Here is Volume 3 in this little-bruited but immensely valuable series by the Dufay Ensemble under Eckehard Kiem on Ars Musici of the works of Jacobus Vaet, who lived from about 1529 to 1567. Classical Net has received the recent Volumes 1 and 2 very favorably.
The singing of this seven-person, all male, group – which was founded in the mid 1990s – has now grown even more acclimated to the idiom of Vaet in this their third set of items… a series of (sacred) motets. The composer stands up well when compared with his contemporaries, Palestrina (in Rome) and Lassus (Munich) – in quantity for sure; some would say in aspects of Vaet's execution of musical ideas and the liveliness and originality he brought to his creative settings as well. There is a freshness and drive in the dedication and seriousness with which Vaet marries music and text. The rich six-part texture of Angelus ad pastores ait (GA III, 43), for example, is exciting without being excitable. It's entirely fitting to the subject matter, exuberant and positive and persuasive in celebration of the liturgical significance of the piece. Vaet isn't in any way reticent, though, to project onto the joyousness of the occasion his own virtual, musical, gifts to the infant… the counterpoint, though restrained, is striking.
Not all the motets on this CD are strictly sacred: Ascendetis post fiemum (GA III, 46), Qui gerit Augusti (GA I, 15) and Currite felices (GA III, 5) were written in praise of the Habsburg court. Again, something of Vaet's personality emerges: intimacy and sense of color as well as somewhat insistent tonal centers suggest that Vaet, although writing to order, did so with his heart in the matter.
Aurea luce is perhaps the work which most consciously recalls Palestrina.
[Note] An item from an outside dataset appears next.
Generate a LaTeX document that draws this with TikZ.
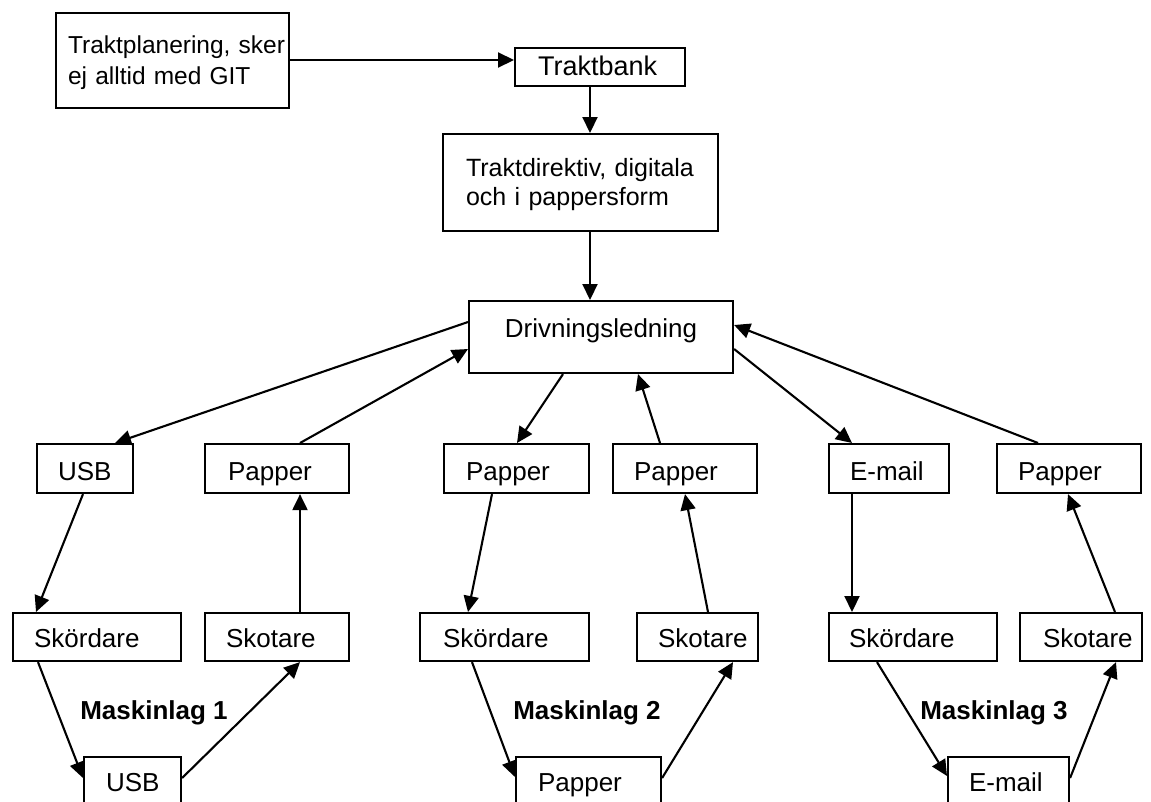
\documentclass[tikz,border=0pt]{standalone}
\usepackage{fontspec}
\setmainfont{Liberation Sans}
\usetikzlibrary{arrows.meta}
\newcommand{\fsA}{\fontsize{26}{31}\selectfont}
\newcommand{\fsB}{\fontsize{25}{29}\selectfont}
\newcommand{\fsC}{\fontsize{24.5}{31}\selectfont}
\tikzset{
  bx/.style n args={4}{draw, line width=2.1pt, inner ysep=0pt, inner xsep=#2,
    text width=#1, text height=#3, text depth=#4, align=left, anchor=north west, font=\fsA},
  arr/.style={line width=2.1pt, -{Triangle[length=16pt,width=15pt]}},
  lbl/.style={font=\fsA\bfseries, anchor=base, inner sep=0pt},
}
\begin{document}
\begin{tikzpicture}[x=1pt,y=-1pt]
\useasboundingbox (0,0) rectangle (1151,801);
\clip (0,0) rectangle (1151,801);
\fill[white] (0,0) rectangle (1151,801);
% top section
\node[bx={209pt}{12pt}{40pt}{55pt}, font=\fsC] (tp) at (55,12) {Traktplanering,~sker\\ej~alltid~med~GIT};
\node[bx={124pt}{23pt}{27pt}{11pt}, font=\fontsize{27}{31}\selectfont] (tb) at (514,47) {Traktbank};
\node[bx={229pt}{23pt}{42pt}{55pt}, font=\fsB] (td) at (442,133) {Traktdirektiv,~digitala\\och~i~pappersform};
\node[bx={244pt}{10pt}{36pt}{36pt}, align=center] (dl) at (468,300) {Drivningsledning};
% row 2
\node[bx={54pt}{21pt}{36pt}{13pt}] (u1) at (36,443) {USB};
\node[bx={98pt}{23pt}{36pt}{13pt}] (p1) at (204,443) {Papper};
\node[bx={101pt}{22pt}{36pt}{13pt}] (p2) at (443,443) {Papper};
\node[bx={102pt}{21pt}{36pt}{13pt}] (p3) at (612,443) {Papper};
\node[bx={78pt}{21pt}{36pt}{13pt}] (e1) at (828,443) {E-mail};
\node[bx={102pt}{21pt}{36pt}{13pt}] (p4) at (996,443) {Papper};
% row 3
\node[bx={126pt}{21pt}{34pt}{14pt}] (s1) at (12,612) {Skördare};
\node[bx={102pt}{21pt}{34pt}{14pt}] (k1) at (204,612) {Skotare};
\node[bx={123pt}{23pt}{34pt}{14pt}] (s2) at (419,612) {Skördare};
\node[bx={79pt}{21pt}{34pt}{14pt}] (k2) at (636,612) {Skotare};
\node[bx={128pt}{20pt}{34pt}{14pt}] (s3) at (828,612) {Skördare};
\node[bx={76pt}{23pt}{34pt}{14pt}] (k3) at (1019,612) {Skotare};
% row 4
\node[bx={53pt}{22pt}{34pt}{50pt}] (u2) at (83,756) {USB};
\node[bx={101pt}{22pt}{34pt}{50pt}] (p5) at (515,756) {Papper};
\node[bx={79pt}{21pt}{34pt}{50pt}] (e2) at (947,756) {E-mail};
% labels
\node[lbl] (m1) at (154,719) {Maskinlag 1};
\node[lbl] (m2) at (587,719) {Maskinlag 2};
\node[lbl] (m3) at (994,719) {Maskinlag 3};
% connectors top
\draw[arr] ([yshift=-48pt]tp.north east) -- ([yshift=-13pt]tb.north west);
\draw[arr] ([xshift=76pt]tb.south west) -- ([xshift=148pt]td.north west);
\draw[arr] ([xshift=148pt]td.south west) -- ([xshift=122pt]dl.north west);
% drivningsledning <-> row 2
\draw[arr] ([yshift=-22pt]dl.north west) -- ([xshift=79pt]u1.north west);
\draw[arr] ([xshift=96pt]p1.north west) -- ([yshift=-49pt]dl.north west);
\draw[arr] ([xshift=95pt]dl.south west) -- ([xshift=74pt]p2.north west);
\draw[arr] ([xshift=48pt]p3.north west) -- ([xshift=170pt]dl.south west);
\draw[arr] ([yshift=-49pt]dl.north east) -- ([xshift=24pt]e1.north west);
\draw[arr] ([xshift=42pt]p4.north west) -- ([yshift=-25pt]dl.north east);
% row 2 <-> row 3
\draw[arr] ([xshift=47pt]u1.south west) -- ([xshift=24pt]s1.north west);
\draw[arr] ([xshift=96pt]k1.north west) -- ([xshift=96pt]p1.south west);
\draw[arr] ([xshift=49pt]p2.south west) -- ([xshift=49pt]s2.north west);
\draw[arr] ([xshift=72pt]k2.north west) -- ([xshift=73pt]p3.south west);
\draw[arr] ([xshift=24pt]e1.south west) -- ([xshift=24pt]s3.north west);
\draw[arr] ([xshift=96pt]k3.north west) -- ([xshift=72pt]p4.south west);
% row 3 <-> row 4
\draw[arr] ([xshift=26pt]s1.south west) -- ([yshift=-22pt]u2.north west);
\draw[arr] ([yshift=-22pt]u2.north east) -- ([xshift=96pt]k1.south west);
\draw[arr] ([xshift=53pt]s2.south west) -- ([yshift=-21pt]p5.north west);
\draw[arr] ([yshift=-22pt]p5.north east) -- ([xshift=97pt]k2.south west);
\draw[arr] ([xshift=49pt]s3.south west) -- ([yshift=-20pt]e2.north west);
\draw[arr] ([yshift=-22pt]e2.north east) -- ([xshift=97pt]k3.south west);
\end{tikzpicture}
\end{document}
Long cantabile lines woven both into (hence part of) and between (hence contrasting with) dense textures are not immediately a hallmark of the Franco-Flemish composer. Yet when he does employ them, they make more of an impact since the scale of singers employed by Vaet is more reduced and somewhat thinner. The The Dufay Ensemble conveys these proportions very well; their attention is at all times on the sonority of the texts, rather than "effect". Indeed, lack of pretention is a characteristic of the composer. In the Marian motet, Beata es et venerabilis (GA I, 4), for example, there is veneration; the act of adoration is implicit. But it is the singers' attention to the object of worship that gives the singing meaning. Technique, although present, never swamps communication. Similarly, the last three motets (two more Marian and one of only two settings by Vaet of classical texts – by Martial!) use conventional and otherwise unremarkable compositional methods.
At the end of this subdued yet enticing CD it's harder than ever to understand why Vaet should have been eclipsed when Lassus and Palestrina shone. There are still only these Ars Musici CDs in the current catalog devoted exclusively to Vaet's music. We're lucky that performers of the caliber of The Dufay Ensemble under Eckehard Kiem have undertaken to put that right. Their businesslike yet inspired style is totally in tune with the spirit and achievements of Vaet. This CD – and its companion, Volume 4, released at the same time and also reviewed – here – make compelling and very satisfying listening.
The acoustic of these 54 minutes worth of intense yet measured singing is close and resonant… the Klosterkirche at Oberried in the Black Forest. The liner notes in German, English and French are supplemented by the texts in Latin and German. The "Digipak" is as simply attractive as are those of the other releases so far in this series. If you've been collecting this series, volumes 1 and 2, you'll certainly want to snap this third one up immediately. There's no comparable selection available. If there were, it would be hard to imagine its making the simple yet memorable impact that does the justifiably acclaimed Dufay Ensemble.